Sunday, March 13, 2022

Plucky Robot Helps find Shackleton's Ship Endurance


IN LATE 1914, explorer Ernest Shackleton and 27 crewmen sailed into the icy waters around Antarctica. Their state-of-the-art ship Endurance stretched 144 feet, with three towering masts, its hull ultra-reinforced to resist crumpling in the floating ice. The crew’s plan was to hike across the frozen continent, but the sea had other ideas. Endurance got stuck off the coast and was slowly crushed by the floating ice, forcing the men into one of the most famous feats of survival in history. They endured for over a year, scurrying across ice floes to hunt penguins and seals, before reaching an uninhabited island. From there, Shackleton and a small party sailed 800 miles in a little boat rescued from the Endurance, made land on the island of South Georgia, and hiked to a whaling station, then returned by ship to pick up the rest of the crew.

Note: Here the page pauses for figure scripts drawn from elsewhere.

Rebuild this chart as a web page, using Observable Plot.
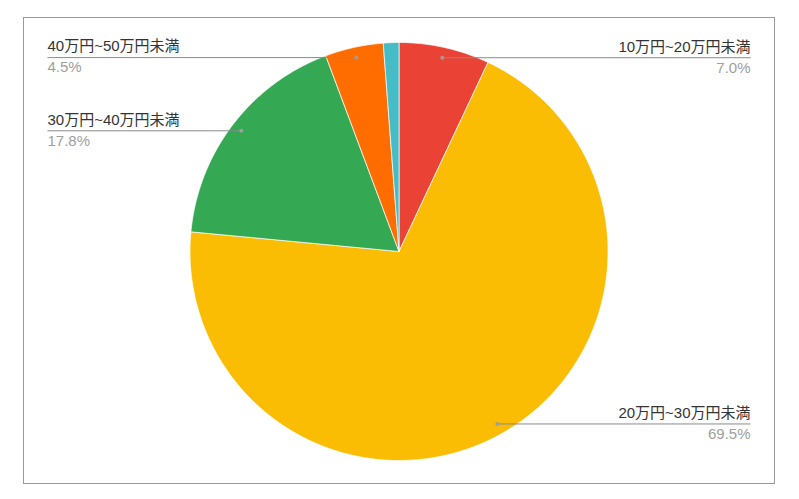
<!DOCTYPE html>
<html><head><meta charset="utf-8">
<script src="https://cdn.jsdelivr.net/npm/d3@7"></script>
<script src="https://cdn.jsdelivr.net/npm/@observablehq/plot@0.6"></script>
<style>body{margin:0;background:#fff}</style>
</head><body><div id="chart"></div>
<script>
const categories = ["10万円~20万円未満", "20万円~30万円未満", "30万円~40万円未満", "40万円~50万円未満", "50万円以上"];
const values = [7.0, 69.5, 17.8, 4.5, 1.2];
const colors = ["#ea4335", "#fbbc04", "#34a853", "#ff6d01", "#46bdc6"];
const labeled = [true, true, true, true, false];

const total = d3.sum(values);
let acc = 0;
const slices = categories.map((c, i) => {
  const a0 = acc / total * 2 * Math.PI;
  acc += values[i];
  const a1 = acc / total * 2 * Math.PI;
  return {cat: c, value: values[i], a0, a1, mid: (a0 + a1) / 2, labeled: labeled[i]};
});
// slice outlines (geometry only) in unit-radius data space
const polys = [];
for (const s of slices) {
  polys.push({cat: s.cat, x: 0, y: 0});
  const n = Math.max(2, Math.ceil((s.a1 - s.a0) / (Math.PI / 360)));
  for (let k = 0; k <= n; k++) {
    const a = s.a0 + (s.a1 - s.a0) * k / n;
    polys.push({cat: s.cat, x: Math.sin(a), y: Math.cos(a)});
  }
  polys.push({cat: s.cat, x: 0, y: 0});
}
const labelR = 0.95, labelX = 1.682;
const labels = slices.filter(s => s.labeled).map(s => {
  const x = labelR * Math.sin(s.mid), y = labelR * Math.cos(s.mid);
  const side = x >= 0 ? 1 : -1;
  return {...s, x, y, lx: side * labelX, side, pct: s.value.toFixed(1) + "%"};
});
const rightL = labels.filter(d => d.side > 0);
const leftL = labels.filter(d => d.side < 0);

const W = 799, H = 499, cx = 398.5, cy = 251, R = 209;
const font = "'Liberation Sans', Arial, 'Noto Sans CJK JP', sans-serif";
const chart = Plot.plot({
  width: W, height: H,
  marginLeft: 23, marginRight: 25, marginTop: 17, marginBottom: 16,
  x: {domain: [-1, 1], range: [cx - R, cx + R], axis: null},
  y: {domain: [-1, 1], range: [cy + R, cy - R], axis: null},
  color: {domain: categories, range: colors},
  style: {fontFamily: font, background: "#fff", overflow: "visible"},
  marks: [
    Plot.frame({stroke: "#9a9a9a", strokeWidth: 1}),
    Plot.line(polys, {x: "x", y: "y", z: "cat", fill: "cat", stroke: "#fff", strokeWidth: 0.7, strokeLinejoin: "round"}),
    Plot.link(labels, {x1: "x", y1: "y", x2: "lx", y2: "y", stroke: "#8a8a8a", strokeWidth: 1}),
    Plot.dot(labels, {x: "x", y: "y", r: 2, fill: "#9e9e9e", stroke: null}),
    Plot.text(rightL, {x: "lx", y: "y", text: "cat", textAnchor: "end", dy: -11, fontSize: 15, fill: "#333"}),
    Plot.text(rightL, {x: "lx", y: "y", text: "pct", textAnchor: "end", dy: 10, fontSize: 15, fill: "#9e9e9e"}),
    Plot.text(leftL, {x: "lx", y: "y", text: "cat", textAnchor: "start", dy: -11, fontSize: 15, fill: "#333"}),
    Plot.text(leftL, {x: "lx", y: "y", text: "pct", textAnchor: "start", dy: 10, fontSize: 15, fill: "#9e9e9e"})
  ]
});
document.getElementById("chart").appendChild(chart);
</script>
</body></html>
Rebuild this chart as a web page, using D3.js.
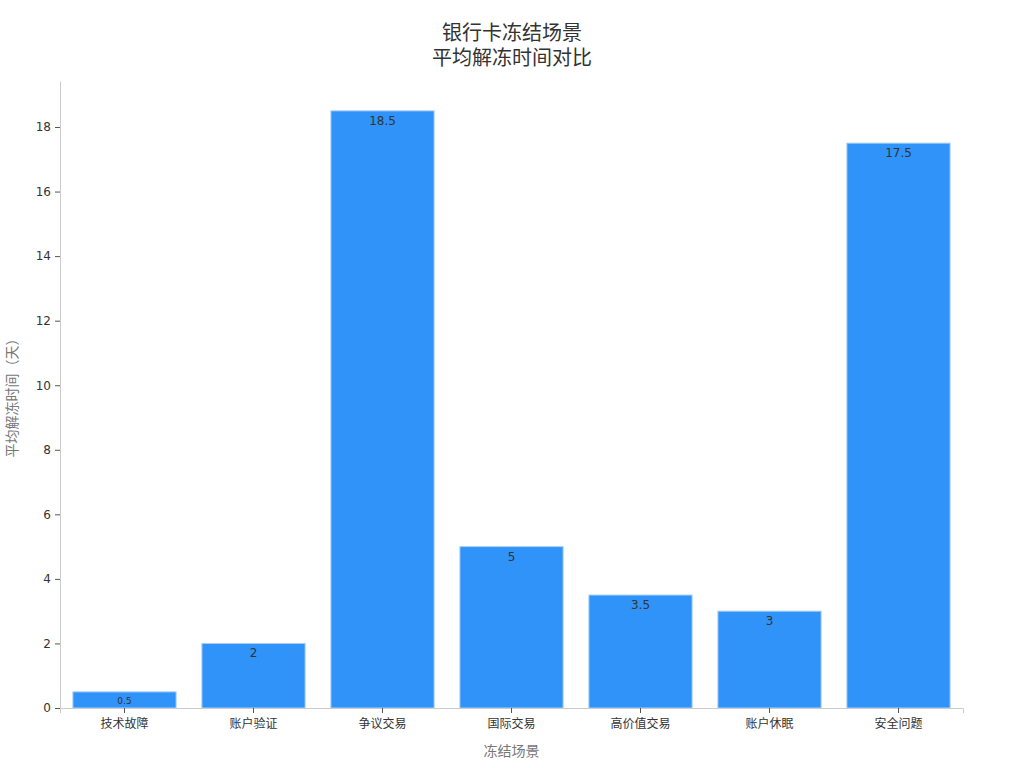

Over a century later, scientists have now used another state-of-the-art vehicle to finally glimpse the long-lost wreck of the Endurance. Dangling from an icebreaker in Antarctica’s Weddell Sea, an underwater robot called Sabertooth dove almost 10,000 feet, painting the seafloor with blasts of sonar that betrayed the unmistakable form of a ship. Switching to the robot’s cameras, the crew captured video of a stunningly well-preserved wooden vessel. Sabertooth’s tether makes it unlike other Antarctic ocean robots, which tend to be fully autonomous; scientists give them orders to explore a certain area on their own. But Sabertooth is a hybrid robot, meaning that while it can autonomously roam the Antarctic seafloor, its operators can assume control as needed. That tether can’t provide power to the robot, since that would thicken the line and make it more prone to getting pushed around by currents.

The researchers knew roughly where to look because Endurance’s captain had logged the ship's last location. But he did so with early 20th-century methods, which were less precise than today’s GPS. And then it arrived: the unmistakable form of a shipwreck. (Unmistakable, at least, to a trained sonar analyst.) “You cannot imagine the faces of the people when we saw the Endurance for the first time,” says Vincent. But as bad luck would have it, there was only a minute left on the robot’s battery. “Immediately, we interrupted the dive to come back to the surface and recharge,” he says. No matter—the scientists had finally located one of history’s most legendary shipwrecks. When they returned with the recharged Sabertooth to get more footage, they found an astonishingly well-preserved wooden ship.